Of course it is the far greater pattern that sometime in the next 12 months will be torn asunder. Mum will go and everything associated with her will become memory, not living fact. It is hard to believe as I so often assert, yet deep inside me I feel there is a part of me attempting to come to terms with this every day.
Occasionally little flashes of this come to the surface. It's quite regular really, much more so than what I write here. They are complex feelings with many different elements, but there is one element I think more than any other that presses hardest upon me. It surprises me a little, and perhaps I am a little embarassed by it because it is not so much about mum as what she represents. In that way it is a lot more about me.

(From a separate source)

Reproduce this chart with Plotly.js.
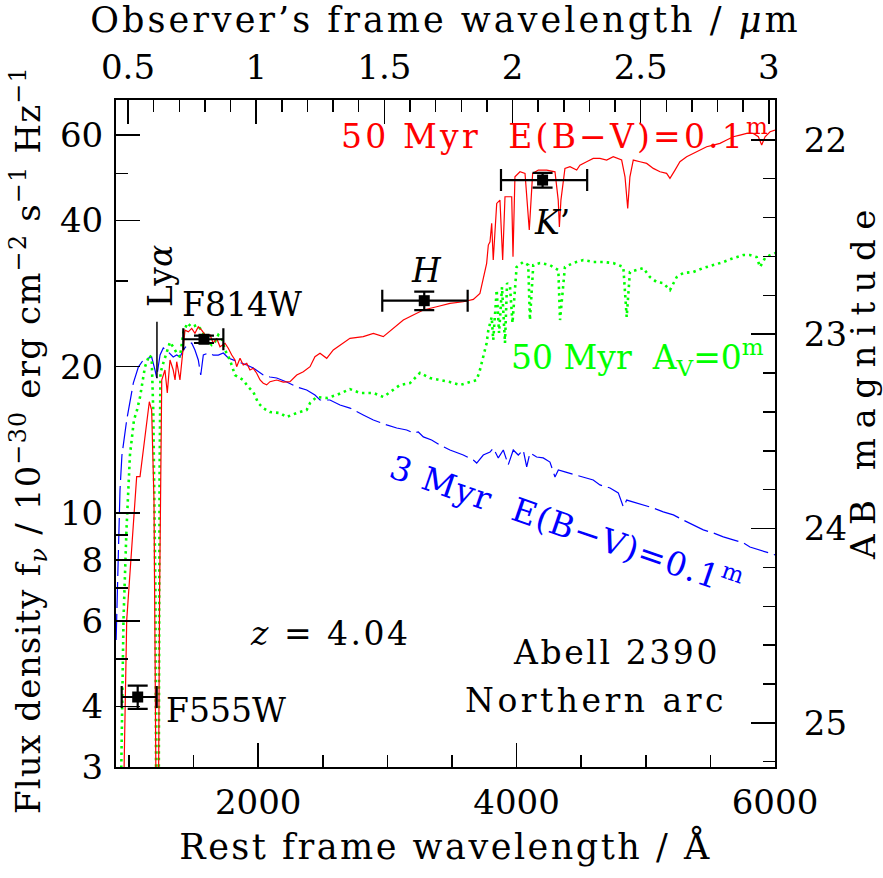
<!DOCTYPE html>
<html><head><meta charset="utf-8">
<script src="https://cdn.plot.ly/plotly-3.0.1.min.js"></script>
<style>html,body{margin:0;padding:0;background:#fff}</style>
</head><body><div id="chart" style="width:883px;height:878px"></div>
<script>
// ---- data (rest-frame wavelength in Angstrom, flux density in 1e-30 erg/cm2/s/Hz) ----
const redLambda=[950,982,1059,1085,1157,1175,1193,1209,1220,1236,1253,1278,1296,1317,1342,1356,1369,1394,1415,1433,1459,1485,1510,1536,1562,1588,1627,1652,1678,1704,1743,1768,1795,1820,1833,1859,1884,1911,1936,1962,1988,2014,2039,2065,2091,2143,2194,2246,2298,2349,2401,2439,2478,2530,2581,2633,2685,2710,2813,2891,2968,3045,3123,3200,3278,3381,3484,3587,3665,3716,3742,3768,3781,3794,3807,3819,3846,3871,3892,3910,3935,3962,3972,3987,4026,4065,4098,4124,4168,4233,4297,4322,4331,4343,4374,4413,4465,4490,4542,4593,4645,4697,4748,4813,4839,4860,4877,4903,4955,5007,5058,5110,5161,5187,5226,5264,5316,5367,5419,5471,5522,5574,5626,5677,5729,5781,5832,5871,5897,5923,5962,6000];
const redFlux=[2.0,6.02,11.88,11.88,16.94,16.29,10.63,1.0,1.0,6.62,18.78,19.69,17.66,20.65,19.69,18.78,20.48,18.78,21.47,23.79,23.6,23.99,23.43,24.17,23.79,23.25,23.25,22.35,22.88,21.99,22.35,21.83,21.14,20.65,20.0,20.81,20.16,20.32,19.69,19.85,19.39,18.78,18.49,18.35,18.63,18.78,18.6,18.63,19.23,19.53,20.0,20.97,21.31,20.81,21.65,22.17,22.7,22.88,23.06,23.43,23.06,23.99,24.95,25.55,26.17,26.58,27.01,27.21,27.52,28.32,30.63,32.65,35.6,36.16,39.46,33.16,43.37,44.06,33.16,44.76,44.76,44.76,33.69,49.2,50.38,50.0,38.22,50.0,50.79,50.79,50.38,44.06,38.77,44.06,51.2,51.6,50.79,52.0,52.83,53.69,53.69,53.26,54.1,53.26,49.2,42.36,49.2,53.26,52.83,52.42,51.2,50.38,50.0,48.83,50.79,52.83,54.1,54.97,55.84,56.72,57.18,57.65,58.56,59.48,59.96,60.43,60.43,59.48,57.18,59.48,60.9,61.4];

const greenLambda=[930,957,980,1007,1038,1062,1085,1123,1157,1175,1188,1205,1214,1226,1236,1243,1265,1291,1317,1342,1369,1394,1420,1451,1485,1524,1562,1601,1640,1665,1691,1717,1743,1781,1820,1859,1884,1923,1962,2000,2039,2091,2168,2220,2298,2375,2401,2452,2530,2607,2710,2788,2891,2968,3020,3097,3175,3252,3329,3407,3484,3562,3639,3691,3716,3742,3768,3781,3807,3819,3846,3864,3887,3910,3926,3949,3968,4000,4051,4090,4103,4129,4181,4258,4323,4336,4374,4438,4516,4593,4671,4748,4826,4852,4877,4929,4980,5032,5084,5135,5187,5239,5290,5367,5445,5522,5600,5677,5754,5806,5858,5884,5923,5962,6000];
const greenFlux=[2.0,6.02,9.23,13.16,15.54,16.29,17.33,19.97,21.14,20.84,16.06,6.62,1.0,1.0,11.69,19.42,20.35,21.34,22.48,21.96,21.34,20.94,23.47,24.6,24.14,24.37,23.79,22.7,22.17,22.48,23.25,22.91,21.65,20.65,19.23,18.96,18.78,18.17,17.74,16.84,16.44,16.13,16.06,15.76,16.06,16.29,16.84,17.33,17.24,17.49,17.99,17.66,17.66,17.33,17.74,18.34,18.51,19.42,18.96,18.78,18.6,18.34,18.6,18.78,19.69,21.14,22.38,23.79,25.31,22.7,28.77,23.47,29.17,22.38,29.73,29.17,24.6,32.08,32.85,32.38,24.95,32.38,32.69,32.38,31.62,24.95,32.08,32.69,33.16,32.85,32.85,32.69,32.08,25.31,31.33,31.62,31.93,30.59,29.88,29.73,28.77,30.59,31.18,31.33,31.93,32.38,32.85,33.47,33.95,33.95,33.63,32.08,33.47,33.95,34.28];

const blueLambda=[900,917,930,945,982,1033,1072,1110,1149,1175,1201,1214,1228,1240,1265,1304,1342,1369,1394,1420,1451,1485,1510,1536,1555,1575,1613,1652,1691,1730,1768,1807,1859,1911,1962,2039,2091,2143,2220,2298,2375,2439,2478,2555,2633,2710,2813,2891,2994,3072,3149,3200,3239,3278,3342,3407,3484,3587,3665,3691,3742,3794,3819,3858,3897,3935,3974,4013,4051,4078,4103,4155,4206,4258,4297,4323,4374,4452,4516,4593,4645,4723,4787,4826,4852,4903,4980,5058,5135,5213,5290,5367,5445,5522,5600,5677,5754,5806,5884,5948,6000];
const blueFlux=[5.48,7.74,11.15,13.16,15.54,18.51,19.97,20.65,20.84,20.94,19.69,18.96,20.16,21.14,21.86,21.45,20.94,21.14,20.94,21.65,22.17,22.38,21.65,20.65,19.23,21.14,21.34,21.14,21.14,21.34,20.84,20.65,20.45,20.16,19.88,19.23,19.05,18.96,18.6,18.17,17.91,17.49,17.08,17.08,16.68,16.44,15.91,15.54,15.18,14.96,14.82,14.61,14.68,14.34,14.13,13.8,13.48,13.16,12.85,12.67,13.16,13.35,13.6,12.98,13.48,12.56,13.48,13.16,13.48,12.44,13.29,13.04,12.98,12.73,11.86,12.26,12.15,11.97,11.86,11.69,11.42,11.26,11.0,10.29,10.63,10.53,10.39,10.24,10.05,9.91,9.67,9.45,9.23,9.1,8.93,8.8,8.68,8.51,8.39,8.28,8.2];

// photometry
const photBands=['F555W','F814W','H',"K'"];
const photLambda=[1067,1580,3285,4201];
const photLambdaErrMinus=[124,160,325,322];
const photLambdaErrPlus=[147,150,336,345];
const photFlux=[4.18,22.78,27.35,48.44];
const photFluxErr=[0.23,0.4,1.2,1.7];

// Ly-alpha marker
const lyaLambda=[1216,1216];
const lyaFlux=[18.93,24.75];

const redshift=4.04;
const abZero=26.42;        // AB = abZero - 2.5 log10(f)
const restRange=[899,6000];
const fluxRange=[3.0,70.8];

// tick labels
const restTicks=[2000,4000,6000];
const obsTicks=[0.5,1,1.5,2,2.5,3];
const obsTickText=['0.5','1','1.5','2','2.5','3'];
const fluxTicks=[3,4,6,8,10,20,40,60];
const fluxMinor=[5,7,9,30,50];
const magTicks=[22,23,24,25];

// ---- drawing ----
const FF='DejaVu Serif';
const tickFont={family:FF,size:34,color:'#000'};
const obsRange=restRange.map(l=>l*(1+redshift)/1e4);
const logRange=fluxRange.map(f=>Math.log10(f));
const magRange=logRange.map(l=>abZero-2.5*l);
const sp=(t,s)=>'<span style="letter-spacing:'+s+'px">'+t+'</span>';

const traces=[
 {x:blueLambda,y:blueFlux,type:'scatter',mode:'lines',line:{color:'#0000ff',width:1.2,dash:'26px,6px'},hoverinfo:'skip'},
 {x:greenLambda,y:greenFlux,type:'scatter',mode:'lines',line:{color:'#00ff00',width:2.6,dash:'2.5px,4px'},hoverinfo:'skip'},
 {x:redLambda,y:redFlux,type:'scatter',mode:'lines',line:{color:'#ff0000',width:1.2},hoverinfo:'skip'},
 {x:lyaLambda,y:lyaFlux,type:'scatter',mode:'lines',line:{color:'#000',width:1.5},hoverinfo:'skip'},
 {x:photLambda,y:photFlux,type:'scatter',mode:'markers',
  marker:{symbol:'square',size:11,color:'#000'},
  error_x:{type:'data',symmetric:false,array:photLambdaErrPlus,arrayminus:photLambdaErrMinus,color:'#000',thickness:2.2,width:11},
  error_y:{type:'data',array:photFluxErr,color:'#000',thickness:2.2,width:10}},
 // carries the observer-frame (top) and AB-magnitude (right) axes
 {x:obsRange,y:magRange,xaxis:'x2',yaxis:'y2',type:'scatter',mode:'markers',marker:{opacity:0,size:1},hoverinfo:'skip'}
];

const px=p=>(p-116)/659, py=p=>(767-p)/667;
function ann(text,x,y,opt){return Object.assign({text:text,x:px(x),y:py(y),xref:'paper',yref:'paper',showarrow:false,xanchor:'center',yanchor:'middle',font:{family:FF,size:33,color:'#000'}},opt||{});}

const annotations=[
 ann(sp('50 Myr  E(B−V)=0.1<sup>m</sup>',3.2),773,134,{xanchor:'right',font:{family:FF,size:33,color:'#ff0000'}}),
 ann('50 Myr  A<sub>V</sub>=0<sup>m</sup>',766,357,{xanchor:'right',font:{family:FF,size:33,color:'#00ff00'}}),
 ann(sp('3 Myr  E(B−V)=0.1<sup>m</sup>',1.2),567,524,{textangle:19,font:{family:FF,size:33,color:'#0000ff'}}),
 ann(sp('<i>z</i> = 4.04',2.5),330,633),
 ann(sp('Abell 2390',2.6),722,652,{xanchor:'right'}),
 ann(sp('Northern arc',3.5),729,700,{xanchor:'right'}),
 ann('F555W',164,710,{xanchor:'left'}),
 ann('F814W',180,304,{xanchor:'left'}),
 ann('Ly<i>α</i>',160,276,{textangle:-90}),
 ann('<i>H</i>',426,270),
 ann('<i>K</i>’',552,222),
 ann(sp('Flux density f<sub><i>ν</i></sub> / 10<sup>−30</sup> erg cm<sup>−2</sup> s<sup>−1</sup> Hz<sup>−1</sup>',1.2),28,440,{textangle:-90,font:{family:FF,size:34,color:'#000'}}),
 ann(sp('AB magnitude',9.5),863,380,{textangle:-90,font:{family:FF,size:34,color:'#000'}})
];

const common={showgrid:false,zeroline:false,showline:true,linecolor:'#000',linewidth:2,ticks:'inside',ticklen:24,tickwidth:1.5,tickcolor:'#000',tickfont:tickFont,tickmode:'array'};
const minorCommon={ticks:'inside',ticklen:12,tickwidth:1.5,tickcolor:'#000',showgrid:false};

const layout={
 width:883,height:878,
 margin:{l:116,r:108,t:100,b:111,pad:0},
 paper_bgcolor:'#fff',plot_bgcolor:'#fff',showlegend:false,
 font:{family:FF,color:'#000'},
 xaxis:Object.assign({},common,{range:restRange,tickvals:restTicks,ticktext:restTicks.map(String),ticklabelstandoff:4,
   minor:Object.assign({},minorCommon,{tickmode:'linear',tick0:0,dtick:500}),
   title:{text:sp('Rest frame wavelength / Å',2.5),font:{family:FF,size:35,color:'#000'},standoff:14}}),
 xaxis2:Object.assign({},common,{overlaying:'x',side:'top',anchor:'y',range:obsRange,tickvals:obsTicks,ticktext:obsTickText,ticklabelstandoff:5,
   minor:Object.assign({},minorCommon,{tickmode:'linear',tick0:0,dtick:0.1}),
   title:{text:sp('Observer’s frame wavelength / <i>μ</i>m',3),font:{family:FF,size:35,color:'#000'},standoff:5}}),
 yaxis:Object.assign({},common,{type:'log',range:logRange,tickvals:fluxTicks,ticktext:fluxTicks.map(String),ticklabelstandoff:4,
   minor:Object.assign({},minorCommon,{tickmode:'array',tickvals:fluxMinor})}),
 yaxis2:Object.assign({},common,{overlaying:'y',side:'right',anchor:'x',range:magRange,tickvals:magTicks,ticktext:magTicks.map(String),ticklabelstandoff:20,
   minor:Object.assign({},minorCommon,{tickmode:'linear',tick0:0,dtick:0.2})}),
 annotations:annotations
};

Plotly.newPlot('chart',traces,layout,{displayModeBar:false,staticPlot:true});
</script></body></html>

The insight returns to me weekly: when mum goes then a whole world goes with her. It's the world as I see it though, a very personal perspective mine alone; that the world contained within mum also departs us only makes the tragedy deeper: gone forever.
I have a multitude of memories connected in my mind by the people in them. It's hard not to look back and think in terms of 'eras', blocks of time often years long when my life moved within a distinct circle of people and activities. You recall the times and the happy memories, look back with fondness at the people you shared them with. It seems impossible that they could ever end - but they do.
In my life mum is the last remaining survivor other than myself and my sister from one such era. You don't realise it at the time, but later you understand how important to your life these eras - patterns of people and activities and conversations - really are. They sort of hold your life together, they give it shape, perhaps even purpose.
My mother naturally transcends every era of my life, but she belongs within them also. The particular era I think of though - my mother happily re-married to a man I loved also (and still miss), and the many adventures we had - seems the most central, or consistently present, of the last 20 years of my life. I am tinged with sadness every time I am touched by the knowledge than when mum goes all of that is the past dead and buried, never to be again. She is the last thread. I lose her, and I lose much more.
So it is with life. As I am always at pains to remind myself the wheel turns inexorably onwards. Everything passes, everything changes, things will come and then be passed by. Proust wrote a whole set of books on it. It is understandable to mourn the passing of things dear to you, and that is still to properly come for me. It's worth remembering though the transience of what we do and feel and experience, and life itself, and appreciate while we can what it and what it means to us. Once gone it will never come to us again.